Money has described the European chemical industry’s needs and expectations for workplace exposure data. He explains that information on exposure data was characterised by its inconsistent quality and significant gaps. These were particularly apparent amongst small- and medium-sized companies. He describes the European Chemical Industry Council (CEFIC) initiative to develop a tool which aims, by virtue of it being seen as an integral part of business management software, to collect relevant exposure information across key sectors of the chemical industry. In regard to compiling a quantitative exposure database, Caldwell et al point out that an all too common limitation of the published literature was the incomplete reporting of results of exposure estimates by the authors.
Sabic et al’s review of possible applications of the NOHSC minimum dataset in Australia noted that there is a variety of data held by individual employers, including registers of hazardous substances present at the workplace, and records of health surveillance for prescribed substances. They recognised that these data have the potential to provide information on exposure but appear to be fragmented, and the degree of under-reporting and its statistical validity is not clear. They conclude that, at this stage, information from such data sources should be treated with caution.
In 2003, Smulders undertook a review and analysis of a selection of 23 European OSH monitoring systems. These systems included workers’ health surveillance and work environment surveillance systems that employed a variety of data collection techniques (i.e. worker surveys, databases, registers of accidents, diseases and/or absenteeism, policy-directed systems and intervention, and OSH management oriented systems). Smulders reports that many of the 23 European OSH monitoring systems reviewed include many more aspects than the health and safety aspects, as defined in the narrow definition of the EC (accidents, diseases and stress). The review suggests that the systems fall into one of three groups; group 1 systems represent the traditional health and safety outcome monitoring systems; group 2 systems (with their emphasis on different work and working conditions, as well as accidents and ill-health) tend to be much more quality of work systems, based on surveys and qualitative assessments; group 3 systems (with their emphasis on safety, substances and OSH management) seem to represent an intermediate position. Smulders recommends that the results of this study should be examined in relation to the work and health country profiles report by Rantanen et al. This report recommends core indicators for:
- an OHS system (such as human resources in labour safety inspection, labour safety at workplaces, occupational health services; coverage of occupational health services)

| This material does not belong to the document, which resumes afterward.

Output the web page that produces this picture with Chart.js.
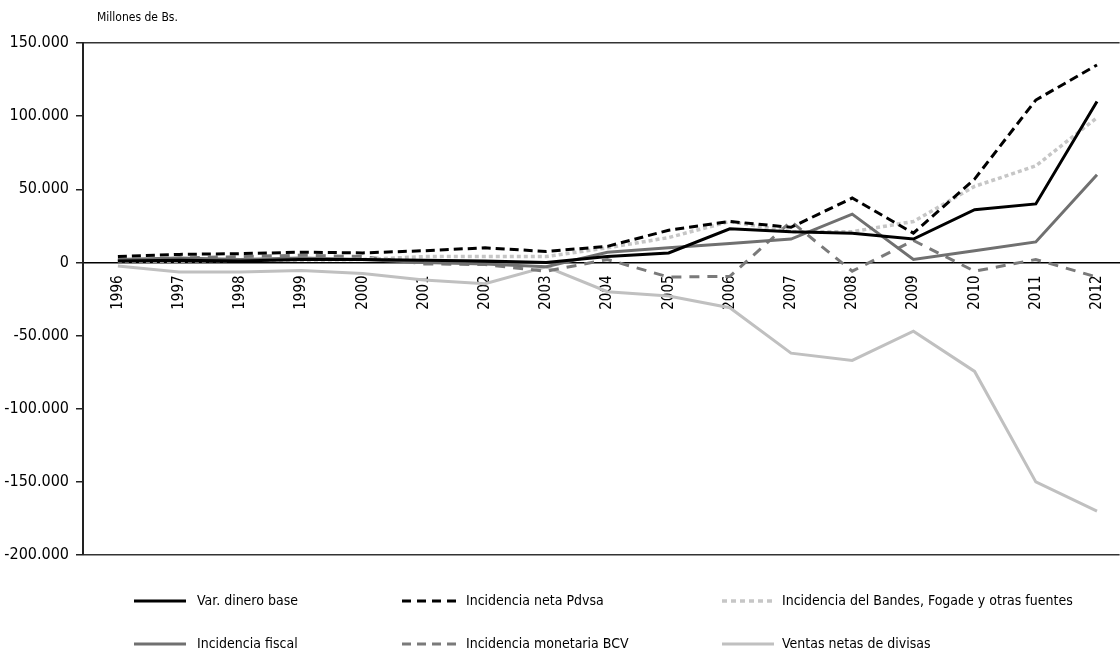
<!DOCTYPE html>
<html>
<head>
<meta charset="utf-8">
<script src="https://cdn.jsdelivr.net/npm/chart.js@4.4.1/dist/chart.umd.min.js"></script>
<style>
  html, body { margin: 0; padding: 0; background: #fff; }
  #wrap { width: 1120px; height: 655px; position: relative; }
</style>
</head>
<body>
<div id="wrap"><canvas id="chart"></canvas></div>
<script>
// Data (millones de Bs.)
const years = [1996, 1997, 1998, 1999, 2000, 2001, 2002, 2003, 2004, 2005, 2006, 2007, 2008, 2009, 2010, 2011, 2012];
const varDineroBase = [1000, 1500, 1000, 2000, 2000, 1500, 1000, 0, 4000, 6500, 23000, 21000, 20000, 16000, 36000, 40000, 110000];
const incidenciaPdvsa = [4000, 5500, 6000, 7000, 6500, 8000, 10000, 7500, 11000, 22000, 28000, 24000, 44000, 20000, 57000, 111000, 135000];
const incidenciaBandes = [1000, 1000, 1500, 1500, 2000, 4000, 4000, 4000, 10000, 17000, 28000, 21000, 21000, 28000, 52000, 66000, 99000];
const incidenciaFiscal = [2000, 3000, 2000, 3000, 2000, 0, -1000, -3000, 7000, 10000, 13000, 16000, 33000, 2000, 8000, 14000, 60000];
const incidenciaBCV = [1000, 3000, 4000, 5000, 4000, -1000, -1500, -6000, 2000, -10000, -9500, 28000, -6000, 15000, -6000, 2000, -10000];
const ventasDivisas = [-2500, -6500, -6500, -5500, -7500, -12000, -14500, -3000, -20000, -23000, -31000, -62000, -67000, -47000, -74500, -150000, -170000];
const yTicks = [150000, 100000, 50000, 0, -50000, -100000, -150000, -200000];

const FONT = '"Liberation Sans Narrow", "DejaVu Sans Condensed", "Arial Narrow", sans-serif';

const fmt = (v) => (v < 0 ? "-" : "") + Math.abs(v).toLocaleString("en-US").replace(/,/g, ".");

const series = [
  { label: "Var. dinero base", data: varDineroBase, color: "#000000", dash: [], legendDash: [], width: 3, order: 1 },
  { label: "Incidencia neta Pdvsa", data: incidenciaPdvsa, color: "#000000", dash: [9, 5], legendDash: [9, 6], width: 3, order: 2 },
  { label: "Incidencia del Bandes, Fogade y otras fuentes", data: incidenciaBandes, color: "#c6c6c6", dash: [4, 3], legendDash: [5, 4], width: 3.5, order: 4 },
  { label: "Incidencia fiscal", data: incidenciaFiscal, color: "#707070", dash: [], legendDash: [], width: 3, order: 3 },
  { label: "Incidencia monetaria BCV", data: incidenciaBCV, color: "#7a7a7a", dash: [10, 8], legendDash: [9, 6], width: 3, order: 5 },
  { label: "Ventas netas de divisas", data: ventasDivisas, color: "#c0c0c0", dash: [], legendDash: [], width: 3, order: 6 },
];

// legend columns: swatch start, text start
const legendCols = [[134, 197], [402, 466], [722, 782]];
const legendRows = [601, 644];

const extras = {
  id: "extras",
  afterDraw(chart) {
    const ctx = chart.ctx;
    ctx.save();
    // unit label
    ctx.fillStyle = "#000";
    ctx.font = "12px " + FONT;
    ctx.textBaseline = "middle";
    ctx.textAlign = "left";
    ctx.fillText("Millones de Bs.", 97, 18);

    // legend
    ctx.font = "14px " + FONT;
    series.forEach((s, i) => {
      const [x, tx] = legendCols[i % 3];
      const y = legendRows[Math.floor(i / 3)];
      ctx.beginPath();
      ctx.strokeStyle = s.color;
      ctx.lineWidth = s.width;
      ctx.setLineDash(s.legendDash);
      ctx.moveTo(x, y);
      ctx.lineTo(x + (s.legendDash.length ? 54 : 52), y);
      ctx.stroke();
      ctx.setLineDash([]);
      ctx.fillStyle = "#000";
      ctx.fillText(s.label, tx, y);
    });
    ctx.restore();
  },
};

new Chart(document.getElementById("chart"), {
  type: "line",
  data: {
    datasets: series.map((s) => ({
      label: s.label,
      data: s.data.map((v, i) => ({ x: years[i], y: v })),
      borderColor: s.color,
      borderWidth: s.width,
      borderDash: s.dash,
      pointRadius: 0,
      tension: 0,
      fill: false,
      order: s.order,
    })),
  },
  options: {
    responsive: true,
    maintainAspectRatio: false,
    animation: false,
    layout: {
      padding: { top: 43, right: 0, bottom: 100, left: 0 },
    },
    plugins: {
      legend: { display: false },
      tooltip: { enabled: false },
    },
    scales: {
      x: {
        type: "linear",
        position: { y: 0 },
        min: 1995.43,
        max: 2012.37,
        afterBuildTicks: (scale) => {
          scale.ticks = years.map((v) => ({ value: v }));
        },
        grid: { display: false },
        border: { color: "#000", width: 1.5 },
        ticks: {
          color: "#000",
          font: { family: FONT, size: 15 },
          minRotation: 90,
          maxRotation: 90,
          autoSkip: false,
          padding: 5,
          callback: (v) => String(v),
        },
      },
      y: {
        min: -200000,
        max: 150000,
        afterBuildTicks: (scale) => {
          scale.ticks = yTicks.map((v) => ({ value: v }));
        },
        afterFit: (scale) => {
          scale.width = 83;
        },
        grid: {
          color: (c) => (c.tick && (c.tick.value === 150000 || c.tick.value === -200000) ? "#333" : "transparent"),
          tickColor: "#222",
          tickLength: 7,
          lineWidth: 1.5,
        },
        border: { color: "#222", width: 2 },
        ticks: {
          color: "#000",
          font: { family: FONT, size: 16 },
          padding: 7,
          callback: (v) => fmt(v),
        },
      },
    },
  },
  plugins: [extras],
});
</script>
</body>
</html>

- working conditions (noise, dangerous products or substances, asbestos and pesticide consumption, carrying or moving heavy loads, working at very high speed, working at least 50 hours per week)
- OSH outcomes (fatal and non-fatal work accidents, occupational diseases, perceived work ability).
The Smulders study shows that there are almost no monitoring systems available that include all the “core indicators”. The use of more than one monitoring system per country seems to be needed to gather the information for these work and health country profile reports. Multi-source reports prepared yearly in Germany and the Netherlands have much in common with the work and health country profile reports advocated by the FIOH and the WHO.